Love & Strife

Empedocles is the Greek philosopher credited with originating the cosmogenic theory of the world. This is more familiar as the thought that there four basic elements from which all things are made: earth, wind, water, and fire. Along with this idea is another notion not as familiar. He also held that Love and Strife were the ultimate creative forces in the universe. It is these two that blend together and separate the four basic elements into the things of this world.

It could be argued that this makes the most sense if one sees it as a position of how the good and the bad things in a person’s life help create that specific individual’s world for him. But it is equally clear that the inverse is true, as well. Blessing and sufferings can be destructive forces in a person’s life, too.

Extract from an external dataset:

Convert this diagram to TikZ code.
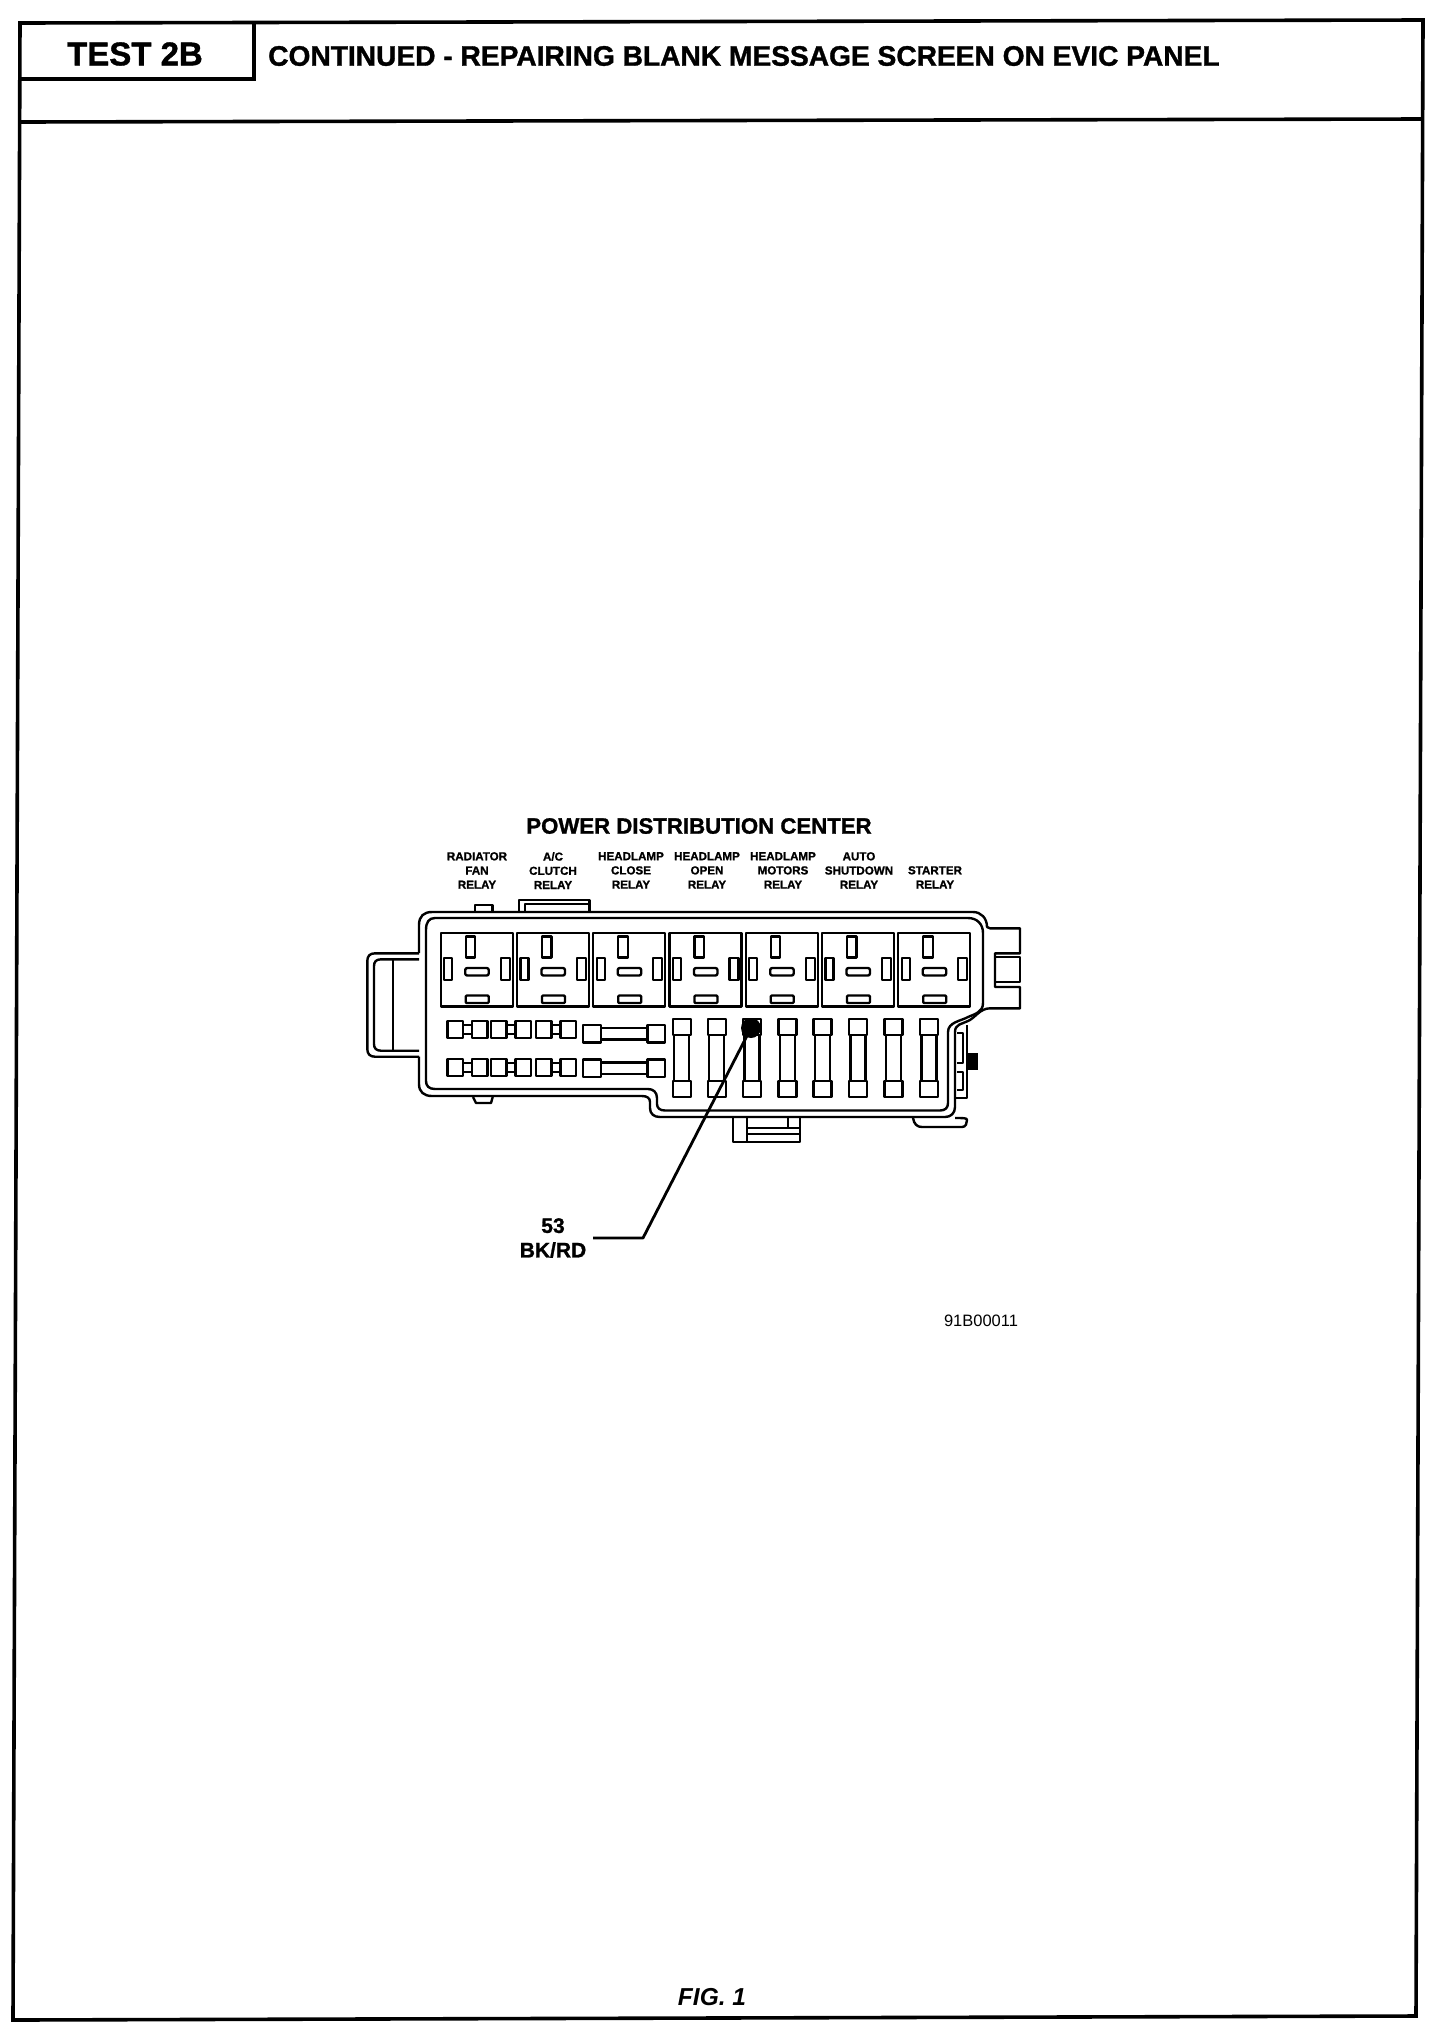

In my novel, PRINCE, my protagonist and antagonist both deal with good and bad situations very differently. My hero, Charlie, has a difficult relationship with his father, Philip. It could be called a love/hate relationship, or for the purposes of our discussion, a relationship based upon Love and Strife.

Charlie enjoys the love of good people in his life. This begins with his mother and moves on to his best friend in high school, his girlfriend, and his best friend as an adult. He learns from his girlfriend and best friend in high school to love life and be zealous in his pleasures. He sees in his mother and best friend as an adult how love will call on you to sacrifice yourself for the good of others. These are lessons Charlie picks up from the blessing of having the right people in your life.

Philip is likewise blessed, but these pull him away from success. Although a billionaire, he is empty because of how he has lived his life. He was blessed with a wonderful wife and son, both of whom he ignored. He had wealth beyond notice, but this caused him to love money more than people. Compared to his son, most people would rather live a life like Philip rather than Charlie, yet Charlie lives a fulfilled life.


Charlie and Philip both suffer in the novel, as well. And as you might have guessed, both handle difficulties differently. Charlie’s mother and his two best friends all die and his girlfriend marries another man. Some people have a hard time handling adversity. Charlie concentrates on the goodness of these people he lost and devotes himself to be like them in the ways that they were the best. He is able to take this personal passion and channel it into a love for others seen in his willingness to sacrifice himself for a greater good.

Contrariwise, Philip handles bad times poorly. Every difficulty makes him more jaded. Everything, from the death of his father, to the divorce of his wife, and the rejection of his son, all make him the selfish and bitter man that he is. As the last third part of the novel begins, Philip laments that his new wife never loved him and never will. Instead of being moved to act with more charity, he forces himself into an even harder center, which spurs the final actions of the book that set him in final conflict with his son.

Love and Strife have the powers to be the creative forces in our lives, but they can also be the roots of destruction. It all comes down to how we chose to handle blessings and sufferings. This decision will demonstrate what kind of person we really are at our core. So if we do not like our choices in life, we may need to look the deepest within and start the change there, and as the song says, the rest will follow.